» Task brief
Below are the records; extract from them the line containing "What matplotlib code" to the line containing "ax.add_patch(Rectangle((bar_x, yc - bh), 3, 2", both lines included, exactly and with no pictures.

» Records for the task
********************

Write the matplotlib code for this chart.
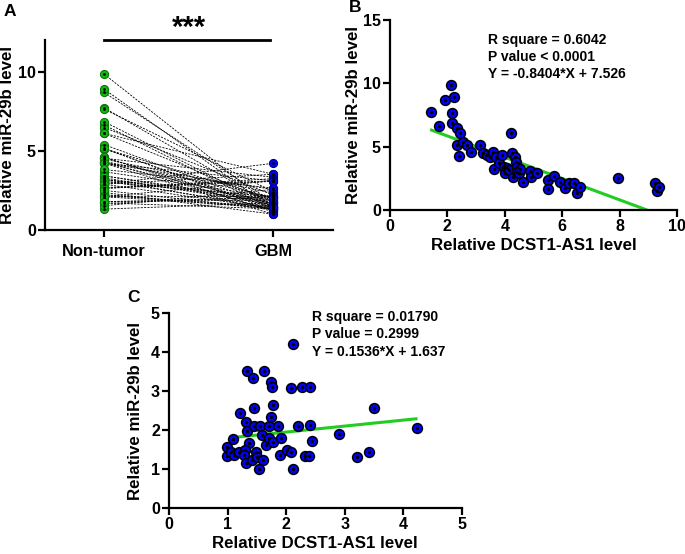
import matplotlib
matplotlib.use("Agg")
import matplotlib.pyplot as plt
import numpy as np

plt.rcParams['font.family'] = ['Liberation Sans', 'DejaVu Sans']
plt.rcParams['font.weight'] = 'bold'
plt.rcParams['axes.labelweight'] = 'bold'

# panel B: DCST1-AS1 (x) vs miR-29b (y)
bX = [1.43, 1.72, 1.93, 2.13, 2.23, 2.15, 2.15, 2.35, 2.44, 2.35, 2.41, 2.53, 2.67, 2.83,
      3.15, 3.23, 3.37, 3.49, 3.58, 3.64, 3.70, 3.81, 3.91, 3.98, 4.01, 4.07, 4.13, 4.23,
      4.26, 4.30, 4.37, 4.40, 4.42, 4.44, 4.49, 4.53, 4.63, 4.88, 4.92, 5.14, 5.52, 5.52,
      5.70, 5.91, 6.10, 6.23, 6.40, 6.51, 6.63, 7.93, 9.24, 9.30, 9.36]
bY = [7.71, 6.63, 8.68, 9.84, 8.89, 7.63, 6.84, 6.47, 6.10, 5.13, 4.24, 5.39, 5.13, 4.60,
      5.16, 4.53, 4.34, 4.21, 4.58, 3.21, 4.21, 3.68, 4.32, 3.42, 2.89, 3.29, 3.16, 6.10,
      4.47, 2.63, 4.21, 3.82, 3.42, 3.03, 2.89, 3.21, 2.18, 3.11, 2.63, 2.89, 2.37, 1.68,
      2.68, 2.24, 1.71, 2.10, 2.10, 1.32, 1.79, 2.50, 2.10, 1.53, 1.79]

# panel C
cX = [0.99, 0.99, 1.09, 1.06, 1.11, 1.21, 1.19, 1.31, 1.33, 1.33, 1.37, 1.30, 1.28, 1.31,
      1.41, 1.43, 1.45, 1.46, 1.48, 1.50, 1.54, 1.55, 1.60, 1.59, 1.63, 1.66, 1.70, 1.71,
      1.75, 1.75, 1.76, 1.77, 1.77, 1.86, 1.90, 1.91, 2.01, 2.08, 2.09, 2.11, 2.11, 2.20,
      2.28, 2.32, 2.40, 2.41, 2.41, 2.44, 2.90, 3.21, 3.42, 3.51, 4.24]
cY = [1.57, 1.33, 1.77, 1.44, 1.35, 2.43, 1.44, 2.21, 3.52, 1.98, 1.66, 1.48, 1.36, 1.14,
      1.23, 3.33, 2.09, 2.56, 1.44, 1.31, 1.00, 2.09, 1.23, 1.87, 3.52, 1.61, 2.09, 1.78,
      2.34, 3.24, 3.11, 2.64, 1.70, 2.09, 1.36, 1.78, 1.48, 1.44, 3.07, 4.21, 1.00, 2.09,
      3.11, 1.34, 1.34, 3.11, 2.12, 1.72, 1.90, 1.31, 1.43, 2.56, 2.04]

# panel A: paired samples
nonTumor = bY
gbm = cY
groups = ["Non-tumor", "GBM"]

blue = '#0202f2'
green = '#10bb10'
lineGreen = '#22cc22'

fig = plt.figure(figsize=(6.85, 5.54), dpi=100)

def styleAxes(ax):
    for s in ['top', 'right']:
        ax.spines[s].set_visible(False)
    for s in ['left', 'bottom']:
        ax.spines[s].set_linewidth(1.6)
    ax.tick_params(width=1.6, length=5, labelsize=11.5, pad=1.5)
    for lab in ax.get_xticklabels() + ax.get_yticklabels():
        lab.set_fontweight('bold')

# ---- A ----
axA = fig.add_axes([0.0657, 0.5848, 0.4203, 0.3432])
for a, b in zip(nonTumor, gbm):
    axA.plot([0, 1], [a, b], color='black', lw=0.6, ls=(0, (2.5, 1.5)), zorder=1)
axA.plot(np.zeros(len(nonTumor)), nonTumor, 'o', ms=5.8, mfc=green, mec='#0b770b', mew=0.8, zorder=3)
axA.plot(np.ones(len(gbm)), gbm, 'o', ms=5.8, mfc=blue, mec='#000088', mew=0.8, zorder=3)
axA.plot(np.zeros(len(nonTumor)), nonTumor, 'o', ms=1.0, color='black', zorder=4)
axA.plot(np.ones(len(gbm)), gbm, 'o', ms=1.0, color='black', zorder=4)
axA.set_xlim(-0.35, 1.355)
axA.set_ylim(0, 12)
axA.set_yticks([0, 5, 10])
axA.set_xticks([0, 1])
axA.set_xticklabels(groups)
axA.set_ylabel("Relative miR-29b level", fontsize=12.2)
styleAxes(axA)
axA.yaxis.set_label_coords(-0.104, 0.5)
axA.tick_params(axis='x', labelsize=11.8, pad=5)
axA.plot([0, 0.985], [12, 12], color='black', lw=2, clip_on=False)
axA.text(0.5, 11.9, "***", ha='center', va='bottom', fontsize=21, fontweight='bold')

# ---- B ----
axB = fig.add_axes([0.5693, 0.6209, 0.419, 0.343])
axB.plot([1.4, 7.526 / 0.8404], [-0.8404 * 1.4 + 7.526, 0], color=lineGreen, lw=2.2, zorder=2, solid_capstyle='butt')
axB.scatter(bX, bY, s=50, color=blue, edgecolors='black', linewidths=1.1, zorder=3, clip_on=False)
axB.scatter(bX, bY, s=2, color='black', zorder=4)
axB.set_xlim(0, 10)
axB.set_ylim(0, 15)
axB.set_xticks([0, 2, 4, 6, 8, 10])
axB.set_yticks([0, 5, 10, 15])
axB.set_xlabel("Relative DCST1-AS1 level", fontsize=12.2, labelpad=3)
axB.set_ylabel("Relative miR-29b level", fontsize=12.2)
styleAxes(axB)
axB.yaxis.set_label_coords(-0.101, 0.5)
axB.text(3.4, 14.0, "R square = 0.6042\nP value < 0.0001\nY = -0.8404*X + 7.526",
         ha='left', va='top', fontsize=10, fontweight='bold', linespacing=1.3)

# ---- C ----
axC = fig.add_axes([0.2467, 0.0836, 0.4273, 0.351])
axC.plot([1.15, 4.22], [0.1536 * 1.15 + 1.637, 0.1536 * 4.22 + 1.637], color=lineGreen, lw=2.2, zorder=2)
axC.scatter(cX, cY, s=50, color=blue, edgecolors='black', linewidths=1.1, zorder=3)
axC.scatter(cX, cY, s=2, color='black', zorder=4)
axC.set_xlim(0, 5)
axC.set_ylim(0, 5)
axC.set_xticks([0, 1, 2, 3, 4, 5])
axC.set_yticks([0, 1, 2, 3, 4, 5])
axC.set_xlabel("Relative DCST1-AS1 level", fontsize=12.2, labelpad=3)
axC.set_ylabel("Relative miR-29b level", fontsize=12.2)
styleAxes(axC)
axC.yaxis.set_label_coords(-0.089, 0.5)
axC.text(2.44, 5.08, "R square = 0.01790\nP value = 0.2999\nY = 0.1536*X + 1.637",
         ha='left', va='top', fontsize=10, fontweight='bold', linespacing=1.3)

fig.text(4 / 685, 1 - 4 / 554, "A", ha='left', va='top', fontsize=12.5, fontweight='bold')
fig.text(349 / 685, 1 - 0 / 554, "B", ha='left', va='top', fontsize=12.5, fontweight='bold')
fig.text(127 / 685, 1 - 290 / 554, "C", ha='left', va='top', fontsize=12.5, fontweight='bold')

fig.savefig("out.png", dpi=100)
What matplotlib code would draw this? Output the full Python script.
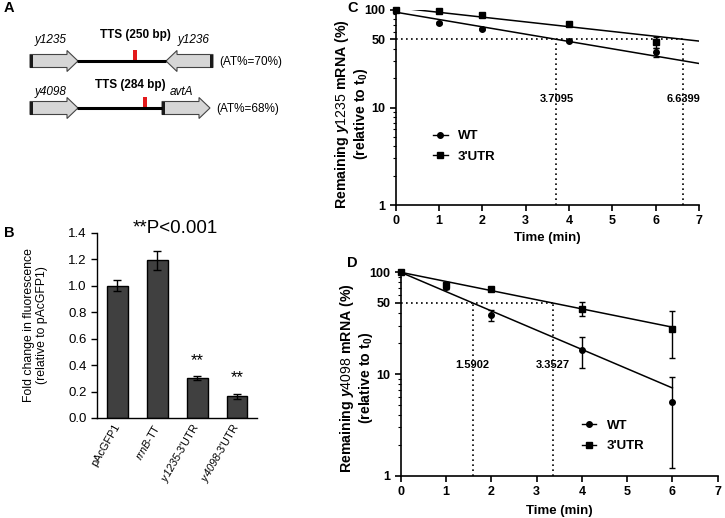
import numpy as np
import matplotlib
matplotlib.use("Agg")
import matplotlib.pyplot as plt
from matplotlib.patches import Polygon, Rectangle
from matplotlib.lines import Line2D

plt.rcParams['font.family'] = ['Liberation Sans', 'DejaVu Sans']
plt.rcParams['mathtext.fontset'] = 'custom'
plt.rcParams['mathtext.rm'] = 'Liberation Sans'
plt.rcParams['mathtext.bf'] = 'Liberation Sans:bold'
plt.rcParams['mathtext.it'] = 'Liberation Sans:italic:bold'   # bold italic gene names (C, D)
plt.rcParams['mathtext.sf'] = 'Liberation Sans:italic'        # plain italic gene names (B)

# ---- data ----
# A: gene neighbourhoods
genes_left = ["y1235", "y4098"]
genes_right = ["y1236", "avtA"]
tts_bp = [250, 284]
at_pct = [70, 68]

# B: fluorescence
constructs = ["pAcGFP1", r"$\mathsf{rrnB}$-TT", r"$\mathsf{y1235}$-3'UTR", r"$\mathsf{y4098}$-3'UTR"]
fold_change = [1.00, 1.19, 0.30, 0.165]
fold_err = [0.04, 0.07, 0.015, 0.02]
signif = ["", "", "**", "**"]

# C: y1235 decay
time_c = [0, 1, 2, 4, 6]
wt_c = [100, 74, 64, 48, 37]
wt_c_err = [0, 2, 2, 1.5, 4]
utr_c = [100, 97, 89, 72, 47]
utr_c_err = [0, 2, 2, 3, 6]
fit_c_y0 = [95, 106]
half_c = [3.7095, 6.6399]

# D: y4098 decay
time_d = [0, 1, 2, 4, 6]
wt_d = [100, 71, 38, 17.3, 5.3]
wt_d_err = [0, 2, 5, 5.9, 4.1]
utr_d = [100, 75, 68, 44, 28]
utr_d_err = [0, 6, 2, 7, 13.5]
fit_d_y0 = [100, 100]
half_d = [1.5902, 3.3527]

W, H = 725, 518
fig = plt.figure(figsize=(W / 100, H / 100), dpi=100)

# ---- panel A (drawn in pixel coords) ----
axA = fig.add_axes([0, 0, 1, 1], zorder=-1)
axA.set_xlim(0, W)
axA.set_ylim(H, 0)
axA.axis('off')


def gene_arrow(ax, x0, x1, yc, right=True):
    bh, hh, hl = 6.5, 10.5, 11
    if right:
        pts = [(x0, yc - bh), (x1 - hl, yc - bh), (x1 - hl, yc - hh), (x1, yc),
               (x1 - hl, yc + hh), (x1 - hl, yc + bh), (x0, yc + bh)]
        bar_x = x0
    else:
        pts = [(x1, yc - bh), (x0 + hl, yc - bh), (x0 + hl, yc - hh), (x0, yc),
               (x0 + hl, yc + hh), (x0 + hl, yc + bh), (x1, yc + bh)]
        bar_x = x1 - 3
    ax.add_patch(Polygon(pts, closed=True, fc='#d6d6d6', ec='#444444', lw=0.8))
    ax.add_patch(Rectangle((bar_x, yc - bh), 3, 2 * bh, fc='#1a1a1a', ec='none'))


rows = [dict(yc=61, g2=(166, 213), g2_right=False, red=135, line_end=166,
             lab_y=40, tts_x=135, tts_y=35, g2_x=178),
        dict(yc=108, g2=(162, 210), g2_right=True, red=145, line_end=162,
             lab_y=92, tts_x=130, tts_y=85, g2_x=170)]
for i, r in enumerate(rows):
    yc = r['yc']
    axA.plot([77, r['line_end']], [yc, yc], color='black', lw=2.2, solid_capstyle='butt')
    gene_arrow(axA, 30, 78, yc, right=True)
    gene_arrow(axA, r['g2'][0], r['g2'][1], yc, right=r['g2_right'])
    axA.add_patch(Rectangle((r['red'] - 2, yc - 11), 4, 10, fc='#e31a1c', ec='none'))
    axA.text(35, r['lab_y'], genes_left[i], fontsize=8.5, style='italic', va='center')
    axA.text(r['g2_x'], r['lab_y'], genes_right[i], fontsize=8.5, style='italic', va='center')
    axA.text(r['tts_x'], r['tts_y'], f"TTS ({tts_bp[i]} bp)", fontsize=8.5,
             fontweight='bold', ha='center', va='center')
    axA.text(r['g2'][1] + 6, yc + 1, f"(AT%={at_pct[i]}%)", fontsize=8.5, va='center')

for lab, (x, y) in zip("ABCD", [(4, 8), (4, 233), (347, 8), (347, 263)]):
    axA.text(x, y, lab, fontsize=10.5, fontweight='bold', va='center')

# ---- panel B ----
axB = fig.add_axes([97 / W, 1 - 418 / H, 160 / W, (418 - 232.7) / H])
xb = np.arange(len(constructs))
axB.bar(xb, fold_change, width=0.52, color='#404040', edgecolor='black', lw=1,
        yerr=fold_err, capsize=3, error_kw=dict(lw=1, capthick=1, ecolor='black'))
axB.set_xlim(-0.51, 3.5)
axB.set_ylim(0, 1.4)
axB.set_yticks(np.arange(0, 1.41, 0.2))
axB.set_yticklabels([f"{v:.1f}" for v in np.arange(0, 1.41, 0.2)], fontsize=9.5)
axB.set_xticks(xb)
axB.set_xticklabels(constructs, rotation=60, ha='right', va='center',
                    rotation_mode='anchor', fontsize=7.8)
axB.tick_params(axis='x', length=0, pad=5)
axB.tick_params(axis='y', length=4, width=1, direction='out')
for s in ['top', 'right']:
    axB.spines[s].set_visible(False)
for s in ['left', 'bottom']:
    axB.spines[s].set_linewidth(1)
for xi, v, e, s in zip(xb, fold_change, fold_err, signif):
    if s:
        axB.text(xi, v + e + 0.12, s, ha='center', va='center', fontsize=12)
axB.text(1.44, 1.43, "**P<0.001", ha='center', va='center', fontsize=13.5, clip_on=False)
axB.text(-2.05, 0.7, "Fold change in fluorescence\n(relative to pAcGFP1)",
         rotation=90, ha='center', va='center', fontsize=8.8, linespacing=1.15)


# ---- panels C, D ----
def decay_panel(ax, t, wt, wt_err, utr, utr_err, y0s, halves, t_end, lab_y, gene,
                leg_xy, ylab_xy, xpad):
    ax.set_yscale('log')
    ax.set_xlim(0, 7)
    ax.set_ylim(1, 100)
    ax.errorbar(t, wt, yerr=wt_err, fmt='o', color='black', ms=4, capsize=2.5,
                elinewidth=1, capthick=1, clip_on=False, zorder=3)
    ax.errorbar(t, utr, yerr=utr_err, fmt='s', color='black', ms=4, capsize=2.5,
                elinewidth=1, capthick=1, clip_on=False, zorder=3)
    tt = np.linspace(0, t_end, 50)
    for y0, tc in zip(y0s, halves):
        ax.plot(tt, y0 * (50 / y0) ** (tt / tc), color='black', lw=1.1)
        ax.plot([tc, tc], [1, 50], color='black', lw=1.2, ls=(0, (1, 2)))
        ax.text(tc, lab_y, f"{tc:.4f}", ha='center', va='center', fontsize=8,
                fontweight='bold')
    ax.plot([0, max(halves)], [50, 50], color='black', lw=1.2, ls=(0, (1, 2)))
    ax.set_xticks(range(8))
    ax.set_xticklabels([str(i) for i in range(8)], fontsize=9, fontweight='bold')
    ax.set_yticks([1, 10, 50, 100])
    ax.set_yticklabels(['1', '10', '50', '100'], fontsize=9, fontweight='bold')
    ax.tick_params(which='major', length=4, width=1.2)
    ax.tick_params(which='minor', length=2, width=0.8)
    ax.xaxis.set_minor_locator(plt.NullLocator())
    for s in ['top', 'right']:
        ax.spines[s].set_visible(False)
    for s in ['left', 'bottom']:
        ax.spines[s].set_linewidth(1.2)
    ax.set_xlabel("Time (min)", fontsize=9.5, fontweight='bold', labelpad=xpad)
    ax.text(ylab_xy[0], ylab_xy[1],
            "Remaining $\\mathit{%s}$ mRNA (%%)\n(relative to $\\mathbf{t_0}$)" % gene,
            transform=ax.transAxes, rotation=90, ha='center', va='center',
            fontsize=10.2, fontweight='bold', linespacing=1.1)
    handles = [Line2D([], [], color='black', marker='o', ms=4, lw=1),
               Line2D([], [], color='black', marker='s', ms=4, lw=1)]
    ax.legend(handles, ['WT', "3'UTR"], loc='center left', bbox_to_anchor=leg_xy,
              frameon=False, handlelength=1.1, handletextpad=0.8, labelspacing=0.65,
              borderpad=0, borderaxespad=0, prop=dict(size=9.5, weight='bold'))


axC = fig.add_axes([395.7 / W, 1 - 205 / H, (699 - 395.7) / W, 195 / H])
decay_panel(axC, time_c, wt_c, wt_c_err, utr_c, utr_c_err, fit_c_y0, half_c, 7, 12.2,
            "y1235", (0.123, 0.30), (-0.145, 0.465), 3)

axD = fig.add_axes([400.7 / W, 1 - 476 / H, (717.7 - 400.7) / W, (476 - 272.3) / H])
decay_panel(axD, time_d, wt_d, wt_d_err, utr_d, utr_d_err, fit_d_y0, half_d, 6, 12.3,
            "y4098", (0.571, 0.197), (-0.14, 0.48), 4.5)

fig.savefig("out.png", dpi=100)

********************

» Complete response
What matplotlib code would draw this? Output the full Python script.
import numpy as np
import matplotlib
matplotlib.use("Agg")
import matplotlib.pyplot as plt
from matplotlib.patches import Polygon, Rectangle
from matplotlib.lines import Line2D

plt.rcParams['font.family'] = ['Liberation Sans', 'DejaVu Sans']
plt.rcParams['mathtext.fontset'] = 'custom'
plt.rcParams['mathtext.rm'] = 'Liberation Sans'
plt.rcParams['mathtext.bf'] = 'Liberation Sans:bold'
plt.rcParams['mathtext.it'] = 'Liberation Sans:italic:bold'   # bold italic gene names (C, D)
plt.rcParams['mathtext.sf'] = 'Liberation Sans:italic'        # plain italic gene names (B)

# ---- data ----
# A: gene neighbourhoods
genes_left = ["y1235", "y4098"]
genes_right = ["y1236", "avtA"]
tts_bp = [250, 284]
at_pct = [70, 68]

# B: fluorescence
constructs = ["pAcGFP1", r"$\mathsf{rrnB}$-TT", r"$\mathsf{y1235}$-3'UTR", r"$\mathsf{y4098}$-3'UTR"]
fold_change = [1.00, 1.19, 0.30, 0.165]
fold_err = [0.04, 0.07, 0.015, 0.02]
signif = ["", "", "**", "**"]

# C: y1235 decay
time_c = [0, 1, 2, 4, 6]
wt_c = [100, 74, 64, 48, 37]
wt_c_err = [0, 2, 2, 1.5, 4]
utr_c = [100, 97, 89, 72, 47]
utr_c_err = [0, 2, 2, 3, 6]
fit_c_y0 = [95, 106]
half_c = [3.7095, 6.6399]

# D: y4098 decay
time_d = [0, 1, 2, 4, 6]
wt_d = [100, 71, 38, 17.3, 5.3]
wt_d_err = [0, 2, 5, 5.9, 4.1]
utr_d = [100, 75, 68, 44, 28]
utr_d_err = [0, 6, 2, 7, 13.5]
fit_d_y0 = [100, 100]
half_d = [1.5902, 3.3527]

W, H = 725, 518
fig = plt.figure(figsize=(W / 100, H / 100), dpi=100)

# ---- panel A (drawn in pixel coords) ----
axA = fig.add_axes([0, 0, 1, 1], zorder=-1)
axA.set_xlim(0, W)
axA.set_ylim(H, 0)
axA.axis('off')


def gene_arrow(ax, x0, x1, yc, right=True):
    bh, hh, hl = 6.5, 10.5, 11
    if right:
        pts = [(x0, yc - bh), (x1 - hl, yc - bh), (x1 - hl, yc - hh), (x1, yc),
               (x1 - hl, yc + hh), (x1 - hl, yc + bh), (x0, yc + bh)]
        bar_x = x0
    else:
        pts = [(x1, yc - bh), (x0 + hl, yc - bh), (x0 + hl, yc - hh), (x0, yc),
               (x0 + hl, yc + hh), (x0 + hl, yc + bh), (x1, yc + bh)]
        bar_x = x1 - 3
    ax.add_patch(Polygon(pts, closed=True, fc='#d6d6d6', ec='#444444', lw=0.8))
    ax.add_patch(Rectangle((bar_x, yc - bh), 3, 2 * bh, fc='#1a1a1a', ec='none'))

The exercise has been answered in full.